If Walker's presidential campaign takes off, I think it will be a huge mistake for Democrats and liberal-leaning pundits to criticize him for his lack of a sheepskin. Americans have a love-hate relationship with education: sometimes we elect the candidate who's at ease with book l'arnin', but just as often we prefer a George W. Bush (who had the degrees but not the intellectual curiosity) or a Ronald Reagan. And because we're a country that prefers the football hero to the head of the math club, we very much lean toward the latter sort of politician. Even Bill Clinton felt the need to commission the campaign film "The Man from Hope" to emphasize his modest roots because, as has been noted, "Focus groups had shown that many voters perceived Clinton as an elitist."
So please, Dems, don't go after Walker the way Howard Dean did on Morning Joe today:
HOWARD DEAN: This [his declining to answer question on evolution] is a particular problem for Scott Walker which has not been an issue yet but it will. Scott Walker, were he to become president, would be the first president in many generations that did not have a college degree. He's never finished. The issue here is not just an issue of dancing around the question of evolution for political reasons, the issue is how well educated is this guy? And that's a problem.
... JOE SCARBOROUGH: Are you serious? You're saying he might not be qualified because he didn't finish college?
DEAN: I think there are going to be a lot of people who worry about that.
SCARBOROUGH: Do you worry about people that don't finish college?
DEAN: I worry about people being President of the United States not knowing much about the world and not knowing much about science. I worry about that.
... SCARBOROUGH: Well, nobody is accusing Scott Walker of being dumb because he didn't graduate from college except you.
DEAN: I didn't say dumb, I said unknowledgeable.

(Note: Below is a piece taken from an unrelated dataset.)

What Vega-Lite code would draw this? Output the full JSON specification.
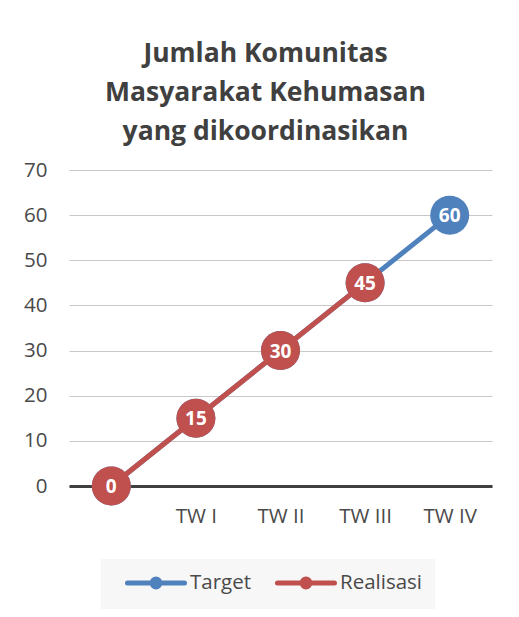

Do that and you're going to endear Walker to a lot of Americans -- no, not just Republicans and Republican-leaners -- who in high school preferred the football hero to the head of the math club (what real American doesn't?), and who might just be ready for a non-cerebral, non-Obama-esque, straight-talkin' president as their memories of the George W. Bush years fade. Portray him as an ambitious pol from his early years, but don't try to use "unknowledgeable" as a slur. Not in America.